At Upcott, in Broadwood, in Devon, is a house that belonged to the Upcotts. The plan is much the same as that of Willsworthy, even ruder, though the house itself was finer. It had a porch, a hall, and a dairy and kitchen. The parlour is of Queen Anne's reign, and probably takes the place of one earlier on the same spot. The plan of Hurlditch is the same, a mansion of the important family of Speccot. There also the parlour is comparatively recent.
There was in a house previous to the reign of Henry VII. but one good room, and that was the hall. It opened to the roof, and must have been cold enough in winter, and draughty at all times.
At Wortham, the fine mansion of the Dynhams, there was an arrangement, as far as I know, unique two halls, one for winter with a fire-place in it, serving as a sort of lower story to the summer-hall, clear to the roof thus one is superposed on the other.

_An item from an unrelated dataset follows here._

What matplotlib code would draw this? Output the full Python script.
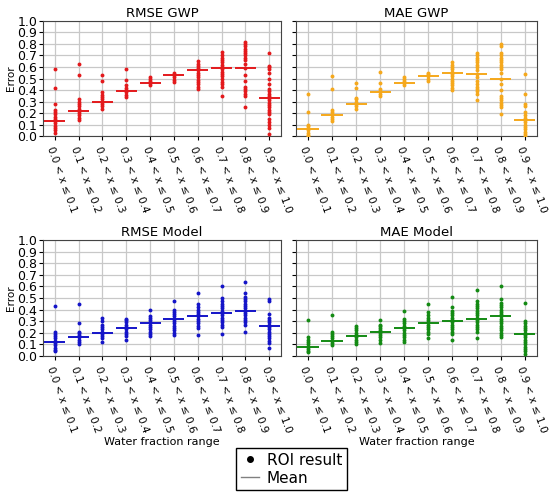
import numpy as np
import matplotlib
matplotlib.use("Agg")
import matplotlib.pyplot as plt
from matplotlib.lines import Line2D

# bins of water fraction
bin_labels = ["0.0 < x ≤ 0.1", "0.1 < x ≤ 0.2", "0.2 < x ≤ 0.3", "0.3 < x ≤ 0.4",
              "0.4 < x ≤ 0.5", "0.5 < x ≤ 0.6", "0.6 < x ≤ 0.7", "0.7 < x ≤ 0.8",
              "0.8 < x ≤ 0.9", "0.9 < x ≤ 1.0"]

# ROI results, one list per bin
rmse_gwp = [
    [0.03, 0.05, 0.07, 0.09, 0.11, 0.13, 0.15, 0.17, 0.19, 0.21, 0.23, 0.28, 0.42, 0.58],
    [0.14, 0.16, 0.18, 0.20, 0.22, 0.24, 0.26, 0.28, 0.30, 0.32, 0.53, 0.63],
    [0.24, 0.26, 0.28, 0.30, 0.32, 0.34, 0.36, 0.38, 0.48, 0.53],
    [0.34, 0.36, 0.38, 0.40, 0.42, 0.44, 0.49, 0.58],
    [0.44, 0.46, 0.48, 0.50, 0.51],
    [0.47, 0.49, 0.51, 0.53, 0.55],
    [0.41, 0.43, 0.45, 0.47, 0.49, 0.51, 0.53, 0.55, 0.57, 0.59, 0.61, 0.63, 0.65],
    [0.35, 0.43, 0.45, 0.47, 0.50, 0.52, 0.54, 0.56, 0.58, 0.60, 0.62, 0.64, 0.66, 0.68, 0.70, 0.73],
    [0.25, 0.35, 0.37, 0.39, 0.41, 0.43, 0.48, 0.53, 0.59, 0.63, 0.66, 0.68, 0.70, 0.72, 0.74, 0.76, 0.78, 0.80, 0.82],
    [0.02, 0.07, 0.10, 0.12, 0.15, 0.19, 0.21, 0.23, 0.25, 0.27, 0.29, 0.31, 0.33, 0.35, 0.37, 0.39, 0.41,
     0.45, 0.50, 0.55, 0.58, 0.60, 0.61, 0.72],
]
mae_gwp = [
    [0.00, 0.01, 0.03, 0.05, 0.07, 0.09, 0.10, 0.21, 0.37],
    [0.13, 0.15, 0.17, 0.19, 0.21, 0.23, 0.41, 0.52],
    [0.24, 0.26, 0.28, 0.30, 0.32, 0.33, 0.42, 0.46],
    [0.35, 0.37, 0.39, 0.41, 0.46, 0.56],
    [0.44, 0.46, 0.48, 0.50, 0.51],
    [0.48, 0.50, 0.52, 0.54, 0.55],
    [0.40, 0.42, 0.44, 0.46, 0.48, 0.50, 0.52, 0.54, 0.56, 0.58, 0.60, 0.62, 0.64],
    [0.31, 0.37, 0.39, 0.41, 0.43, 0.45, 0.48, 0.51, 0.54, 0.57, 0.60, 0.62, 0.64, 0.66, 0.68, 0.70, 0.72],
    [0.19, 0.25, 0.27, 0.29, 0.31, 0.33, 0.35, 0.40, 0.45, 0.50, 0.55, 0.58, 0.60, 0.62, 0.64, 0.66, 0.68,
     0.70, 0.72, 0.78, 0.80],
    [0.00, 0.02, 0.04, 0.06, 0.08, 0.10, 0.12, 0.14, 0.16, 0.18, 0.21, 0.26, 0.28, 0.37, 0.54],
]
rmse_model = [
    [0.04, 0.05, 0.07, 0.09, 0.11, 0.13, 0.15, 0.17, 0.19, 0.21, 0.43],
    [0.10, 0.12, 0.14, 0.16, 0.18, 0.20, 0.21, 0.28, 0.45],
    [0.12, 0.15, 0.17, 0.19, 0.21, 0.23, 0.25, 0.27, 0.30, 0.33],
    [0.14, 0.17, 0.19, 0.21, 0.23, 0.25, 0.27, 0.29, 0.31, 0.32],
    [0.17, 0.19, 0.21, 0.23, 0.25, 0.27, 0.29, 0.31, 0.33, 0.34, 0.40],
    [0.18, 0.20, 0.22, 0.24, 0.26, 0.28, 0.30, 0.32, 0.34, 0.36, 0.38, 0.40, 0.47],
    [0.18, 0.24, 0.26, 0.28, 0.30, 0.32, 0.34, 0.36, 0.38, 0.40, 0.42, 0.45, 0.54],
    [0.19, 0.25, 0.27, 0.29, 0.31, 0.33, 0.35, 0.37, 0.39, 0.41, 0.43, 0.45, 0.47, 0.50, 0.60],
    [0.21, 0.27, 0.29, 0.31, 0.33, 0.35, 0.37, 0.39, 0.41, 0.43, 0.45, 0.47, 0.49, 0.51, 0.54, 0.64],
    [0.07, 0.11, 0.13, 0.15, 0.17, 0.19, 0.21, 0.23, 0.25, 0.27, 0.29, 0.31, 0.33, 0.36, 0.47, 0.49],
]
mae_model = [
    [0.03, 0.04, 0.06, 0.08, 0.10, 0.12, 0.14, 0.16, 0.31],
    [0.09, 0.11, 0.13, 0.15, 0.17, 0.19, 0.21, 0.35],
    [0.10, 0.12, 0.14, 0.16, 0.18, 0.20, 0.22, 0.24, 0.26],
    [0.11, 0.14, 0.16, 0.18, 0.20, 0.22, 0.24, 0.26, 0.27, 0.31],
    [0.12, 0.14, 0.16, 0.18, 0.20, 0.22, 0.24, 0.26, 0.28, 0.30, 0.32, 0.39],
    [0.15, 0.19, 0.21, 0.23, 0.25, 0.27, 0.29, 0.31, 0.33, 0.35, 0.38, 0.45],
    [0.14, 0.19, 0.21, 0.23, 0.25, 0.27, 0.29, 0.31, 0.33, 0.35, 0.37, 0.39, 0.42, 0.51],
    [0.15, 0.21, 0.23, 0.25, 0.27, 0.29, 0.31, 0.33, 0.35, 0.37, 0.39, 0.41, 0.43, 0.45, 0.47, 0.57],
    [0.16, 0.18, 0.20, 0.22, 0.24, 0.26, 0.28, 0.30, 0.32, 0.34, 0.36, 0.38, 0.40, 0.42, 0.44, 0.46, 0.49, 0.60],
    [0.02, 0.04, 0.06, 0.08, 0.10, 0.12, 0.14, 0.16, 0.18, 0.20, 0.22, 0.24, 0.26, 0.28, 0.30, 0.46],
]

# means per bin
rmse_gwp_mean = [0.13, 0.22, 0.30, 0.39, 0.46, 0.53, 0.57, 0.59, 0.59, 0.33]
mae_gwp_mean = [0.06, 0.18, 0.28, 0.38, 0.46, 0.52, 0.55, 0.54, 0.50, 0.14]
rmse_model_mean = [0.12, 0.16, 0.20, 0.24, 0.28, 0.32, 0.34, 0.37, 0.39, 0.26]
mae_model_mean = [0.08, 0.13, 0.17, 0.21, 0.24, 0.28, 0.30, 0.32, 0.34, 0.19]

panels = [
    ("RMSE GWP", rmse_gwp, rmse_gwp_mean, "#e3191c", [0.078, 0.726, 0.433, 0.232]),
    ("MAE GWP", mae_gwp, mae_gwp_mean, "#f5a81c", [0.538, 0.726, 0.438, 0.232]),
    ("RMSE Model", rmse_model, rmse_model_mean, "#1414c8", [0.078, 0.284, 0.433, 0.233]),
    ("MAE Model", mae_model, mae_model_mean, "#138a13", [0.538, 0.284, 0.438, 0.233]),
]

fig = plt.figure(figsize=(5.5, 4.97), dpi=100)

for i, (title, pts, means, col, pos) in enumerate(panels):
    ax = fig.add_axes(pos)
    for k in range(len(bin_labels)):
        ax.plot([k] * len(pts[k]), pts[k], 'o', color=col, markersize=2.8, markeredgewidth=0, zorder=3)
    ax.hlines(means, np.arange(len(means)) - 0.44, np.arange(len(means)) + 0.44,
              colors=col, linewidth=1.4, zorder=4)
    ax.set_xlim(-0.5, 9.5)
    ax.set_ylim(0, 1.0)
    ax.set_yticks(np.round(np.arange(0, 1.01, 0.1), 1))
    ax.set_xticks(range(len(bin_labels)))
    ax.set_xticklabels(bin_labels, rotation=-70, ha='left', va='top', rotation_mode='anchor', fontsize=7.5)
    ax.grid(True, color='#c8c8c8', linewidth=0.9)
    ax.set_axisbelow(True)
    ax.set_title(title, fontsize=9.5, pad=3)
    ax.tick_params(axis='y', labelsize=9, length=3, pad=1)
    ax.tick_params(axis='x', length=3)
    for s in ax.spines.values():
        s.set_color('#444444')
    if i % 2 == 0:
        ax.set_ylabel("Error", fontsize=7.5, labelpad=1)
    else:
        ax.set_yticklabels([])
    if i >= 2:
        ax.set_xlabel("Water fraction range", fontsize=8, labelpad=2)

handles = [Line2D([], [], marker='o', color='black', linestyle='none', markersize=4),
           Line2D([], [], color='gray', linewidth=1)]
fig.legend(handles, ["ROI result", "Mean"], loc='center', bbox_to_anchor=(0.53, 0.056),
           fontsize=11, frameon=True, fancybox=False, edgecolor='black', framealpha=1,
           handlelength=1.2, handletextpad=0.5, borderpad=0.3, labelspacing=0.2)

fig.savefig("out.png", dpi=100)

Tonacombe, a mansion of the Leys and Kempthornes in Morwenstowe parish in Cornwall, is a singularly untouched house of a somewhat similar construction, but enlarged. Here there was the tiny entrance-court into which the hall looked; the hall itself being open to the roof, with its great fire-place, and the parlour panelled with oak. All other reception-rooms are later additions or alterations of offices into parlours.